DO THIS =
Copy everything in the data below exactly except the pictures.

** START SOURCE DATA **

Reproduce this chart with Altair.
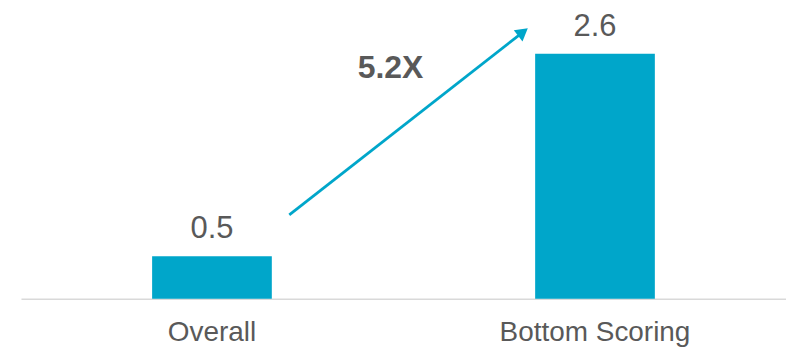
import altair as alt
import pandas as pd

categories = ["Overall", "Bottom Scoring"]
values = [0.45, 2.6]
value_labels = ["0.5", "2.6"]
multiplier_label = "5.2X"

BAR = "#00A6CA"
GRAY = "#595959"
FONT = "Liberation Sans"

df = pd.DataFrame({"cat": categories, "val": values, "lab": value_labels})

x = alt.X("cat:N", sort=categories,
          scale=alt.Scale(paddingInner=0.6875, paddingOuter=0.3424),
          axis=alt.Axis(title=None, labelAngle=0, ticks=False, domainColor="#d9d9d9",
                        domainWidth=1.5, labelFontSize=28, labelColor=GRAY,
                        labelFont=FONT, labelPadding=20, labelLimit=0))
y = alt.Y("val:Q", scale=alt.Scale(domain=[0, 3.08], nice=False), axis=None)

bars = alt.Chart(df).mark_bar(color=BAR).encode(x=x, y=y)
labels = alt.Chart(df).mark_text(font=FONT, fontSize=31, color=GRAY, dy=-18,
                                  baseline="alphabetic").encode(x=x, y=y, text="lab:N")

arrow_line = alt.Chart(pd.DataFrame({"a": [0]})).mark_rule(color=BAR, strokeWidth=2.8).encode(
    x=alt.value(269), y=alt.value(207), x2=alt.value(503), y2=alt.value(24))
arrow_head = alt.Chart(pd.DataFrame({"a": [0]})).mark_point(
    shape="triangle-up", angle=52, filled=True, color=BAR, size=200, opacity=1).encode(
    x=alt.value(503.3), y=alt.value(23.7))
mult = alt.Chart(pd.DataFrame({"t": [multiplier_label]})).mark_text(
    font=FONT, fontSize=32, fontWeight="bold", color=GRAY, baseline="alphabetic").encode(
    x=alt.value(370.5), y=alt.value(70), text="t:N")

chart = alt.layer(bars, labels, arrow_line, arrow_head, mult).properties(
    width=767, height=291,
    padding={"left": 13, "top": 0, "right": 0, "bottom": 0},
).configure_view(stroke=None)

chart.save("out.html", embed_options={"renderer": "svg", "actions": False})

** END SOURCE DATA **

OUTPUT =
Reproduce this chart with Altair.
import altair as alt
import pandas as pd

categories = ["Overall", "Bottom Scoring"]
values = [0.45, 2.6]
value_labels = ["0.5", "2.6"]
multiplier_label = "5.2X"

BAR = "#00A6CA"
GRAY = "#595959"
FONT = "Liberation Sans"

df = pd.DataFrame({"cat": categories, "val": values, "lab": value_labels})

x = alt.X("cat:N", sort=categories,
          scale=alt.Scale(paddingInner=0.6875, paddingOuter=0.3424),
          axis=alt.Axis(title=None, labelAngle=0, ticks=False, domainColor="#d9d9d9",
                        domainWidth=1.5, labelFontSize=28, labelColor=GRAY,
                        labelFont=FONT, labelPadding=20, labelLimit=0))
y = alt.Y("val:Q", scale=alt.Scale(domain=[0, 3.08], nice=False), axis=None)

bars = alt.Chart(df).mark_bar(color=BAR).encode(x=x, y=y)
labels = alt.Chart(df).mark_text(font=FONT, fontSize=31, color=GRAY, dy=-18,
                                  baseline="alphabetic").encode(x=x, y=y, text="lab:N")

arrow_line = alt.Chart(pd.DataFrame({"a": [0]})).mark_rule(color=BAR, strokeWidth=2.8).encode(
    x=alt.value(269), y=alt.value(207), x2=alt.value(503), y2=alt.value(24))
arrow_head = alt.Chart(pd.DataFrame({"a": [0]})).mark_point(
    shape="triangle-up", angle=52, filled=True, color=BAR, size=200, opacity=1).encode(
    x=alt.value(503.3), y=alt.value(23.7))
mult = alt.Chart(pd.DataFrame({"t": [multiplier_label]})).mark_text(
    font=FONT, fontSize=32, fontWeight="bold", color=GRAY, baseline="alphabetic").encode(
    x=alt.value(370.5), y=alt.value(70), text="t:N")

chart = alt.layer(bars, labels, arrow_line, arrow_head, mult).properties(
    width=767, height=291,
    padding={"left": 13, "top": 0, "right": 0, "bottom": 0},
).configure_view(stroke=None)

chart.save("out.html", embed_options={"renderer": "svg", "actions": False})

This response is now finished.